> **PROBLEM STATEMENT**
Exactly the lines from the start of the data below through the line that contains "const BAR_RATIO = 0.9;" are to be copied, with pictures left out.

----- RECORDED DATA -----

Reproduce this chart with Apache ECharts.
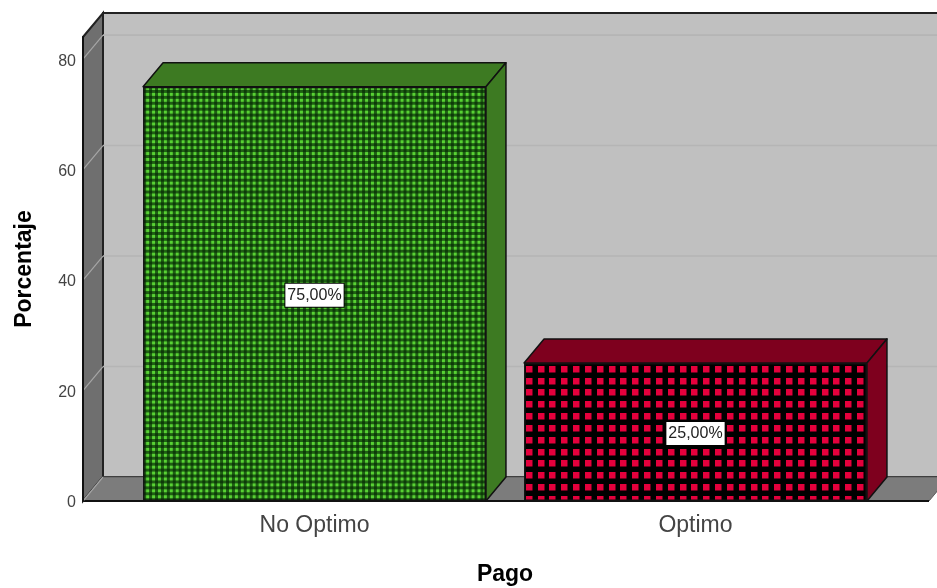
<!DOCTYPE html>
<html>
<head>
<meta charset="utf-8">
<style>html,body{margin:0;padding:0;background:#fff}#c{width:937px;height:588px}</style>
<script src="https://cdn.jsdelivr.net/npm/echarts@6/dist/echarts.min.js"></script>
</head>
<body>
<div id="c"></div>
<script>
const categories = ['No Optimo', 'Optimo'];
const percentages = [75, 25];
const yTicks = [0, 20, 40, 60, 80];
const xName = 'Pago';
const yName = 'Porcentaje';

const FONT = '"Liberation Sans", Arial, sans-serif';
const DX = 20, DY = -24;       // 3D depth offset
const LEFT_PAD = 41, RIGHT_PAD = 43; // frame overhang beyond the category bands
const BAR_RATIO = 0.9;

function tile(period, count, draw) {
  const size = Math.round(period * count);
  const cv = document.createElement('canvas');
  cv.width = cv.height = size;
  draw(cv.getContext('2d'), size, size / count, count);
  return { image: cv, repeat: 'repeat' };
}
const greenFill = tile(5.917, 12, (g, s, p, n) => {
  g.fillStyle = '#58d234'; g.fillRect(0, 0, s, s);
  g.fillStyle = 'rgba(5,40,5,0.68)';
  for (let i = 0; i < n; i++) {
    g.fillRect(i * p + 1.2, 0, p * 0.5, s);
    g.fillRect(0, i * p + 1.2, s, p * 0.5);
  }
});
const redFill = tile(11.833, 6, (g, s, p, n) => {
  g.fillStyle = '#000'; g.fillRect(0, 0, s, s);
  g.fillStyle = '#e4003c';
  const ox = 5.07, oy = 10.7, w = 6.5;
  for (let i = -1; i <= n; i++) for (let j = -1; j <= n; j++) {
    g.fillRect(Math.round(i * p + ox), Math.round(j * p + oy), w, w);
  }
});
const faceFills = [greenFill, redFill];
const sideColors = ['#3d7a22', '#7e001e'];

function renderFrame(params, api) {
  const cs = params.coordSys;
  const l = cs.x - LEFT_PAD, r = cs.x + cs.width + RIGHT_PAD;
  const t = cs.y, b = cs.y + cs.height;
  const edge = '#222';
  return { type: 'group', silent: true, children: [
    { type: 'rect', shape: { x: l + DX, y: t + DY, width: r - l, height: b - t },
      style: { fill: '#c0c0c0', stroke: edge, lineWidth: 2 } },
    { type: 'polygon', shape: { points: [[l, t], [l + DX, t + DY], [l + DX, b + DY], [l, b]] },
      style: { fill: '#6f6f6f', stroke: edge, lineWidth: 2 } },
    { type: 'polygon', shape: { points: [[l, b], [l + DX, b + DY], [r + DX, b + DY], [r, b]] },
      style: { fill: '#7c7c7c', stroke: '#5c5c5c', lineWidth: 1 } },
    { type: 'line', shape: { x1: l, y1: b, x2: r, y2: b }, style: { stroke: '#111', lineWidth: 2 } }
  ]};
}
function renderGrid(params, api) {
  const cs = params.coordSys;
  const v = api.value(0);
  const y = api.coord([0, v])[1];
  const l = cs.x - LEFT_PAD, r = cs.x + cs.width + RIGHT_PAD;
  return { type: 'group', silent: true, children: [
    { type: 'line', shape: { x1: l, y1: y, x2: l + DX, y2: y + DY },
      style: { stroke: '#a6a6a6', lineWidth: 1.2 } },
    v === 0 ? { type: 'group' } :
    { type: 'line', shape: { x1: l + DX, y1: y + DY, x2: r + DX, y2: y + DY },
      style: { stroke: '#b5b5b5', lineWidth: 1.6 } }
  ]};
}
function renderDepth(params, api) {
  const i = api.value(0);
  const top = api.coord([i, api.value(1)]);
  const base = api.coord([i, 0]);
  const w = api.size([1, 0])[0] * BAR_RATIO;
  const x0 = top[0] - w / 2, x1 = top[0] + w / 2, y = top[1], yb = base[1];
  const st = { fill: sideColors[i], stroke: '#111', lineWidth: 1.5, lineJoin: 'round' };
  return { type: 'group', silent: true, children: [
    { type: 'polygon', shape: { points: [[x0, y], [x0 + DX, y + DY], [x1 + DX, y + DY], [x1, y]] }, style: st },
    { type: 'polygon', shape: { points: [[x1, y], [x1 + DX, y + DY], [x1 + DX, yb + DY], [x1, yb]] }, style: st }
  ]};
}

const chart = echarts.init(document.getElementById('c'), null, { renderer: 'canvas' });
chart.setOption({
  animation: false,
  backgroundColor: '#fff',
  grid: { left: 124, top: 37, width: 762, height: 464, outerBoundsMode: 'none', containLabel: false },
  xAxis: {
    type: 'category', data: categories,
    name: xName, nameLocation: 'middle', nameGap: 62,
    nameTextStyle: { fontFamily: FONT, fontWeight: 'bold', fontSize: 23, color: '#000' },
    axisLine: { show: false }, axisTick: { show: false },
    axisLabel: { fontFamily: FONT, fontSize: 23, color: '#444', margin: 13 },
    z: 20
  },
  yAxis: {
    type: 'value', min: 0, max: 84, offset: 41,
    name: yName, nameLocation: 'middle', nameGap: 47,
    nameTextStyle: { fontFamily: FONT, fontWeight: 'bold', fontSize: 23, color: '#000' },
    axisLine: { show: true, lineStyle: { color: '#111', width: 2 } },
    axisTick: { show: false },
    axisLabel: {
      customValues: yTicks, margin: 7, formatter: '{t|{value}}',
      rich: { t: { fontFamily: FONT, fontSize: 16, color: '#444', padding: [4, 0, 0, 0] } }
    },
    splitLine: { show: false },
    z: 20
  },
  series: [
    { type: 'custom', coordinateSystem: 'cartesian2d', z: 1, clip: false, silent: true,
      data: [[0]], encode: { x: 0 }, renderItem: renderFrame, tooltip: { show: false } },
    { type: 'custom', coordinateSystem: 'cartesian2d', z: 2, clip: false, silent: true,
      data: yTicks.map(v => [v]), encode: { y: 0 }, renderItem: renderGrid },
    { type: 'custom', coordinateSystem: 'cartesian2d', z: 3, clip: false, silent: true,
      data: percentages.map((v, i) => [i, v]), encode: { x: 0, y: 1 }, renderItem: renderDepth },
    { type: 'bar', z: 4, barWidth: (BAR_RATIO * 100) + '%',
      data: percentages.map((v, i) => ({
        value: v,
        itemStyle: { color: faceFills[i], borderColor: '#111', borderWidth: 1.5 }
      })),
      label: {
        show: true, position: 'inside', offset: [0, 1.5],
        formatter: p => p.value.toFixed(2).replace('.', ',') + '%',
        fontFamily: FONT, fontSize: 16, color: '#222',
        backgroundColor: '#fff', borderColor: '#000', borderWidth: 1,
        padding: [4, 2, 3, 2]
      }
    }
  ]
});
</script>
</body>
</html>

-----

> **REPLY**
Reproduce this chart with Apache ECharts.
<!DOCTYPE html>
<html>
<head>
<meta charset="utf-8">
<style>html,body{margin:0;padding:0;background:#fff}#c{width:937px;height:588px}</style>
<script src="https://cdn.jsdelivr.net/npm/echarts@6/dist/echarts.min.js"></script>
</head>
<body>
<div id="c"></div>
<script>
const categories = ['No Optimo', 'Optimo'];
const percentages = [75, 25];
const yTicks = [0, 20, 40, 60, 80];
const xName = 'Pago';
const yName = 'Porcentaje';

const FONT = '"Liberation Sans", Arial, sans-serif';
const DX = 20, DY = -24;       // 3D depth offset
const LEFT_PAD = 41, RIGHT_PAD = 43; // frame overhang beyond the category bands
const BAR_RATIO = 0.9;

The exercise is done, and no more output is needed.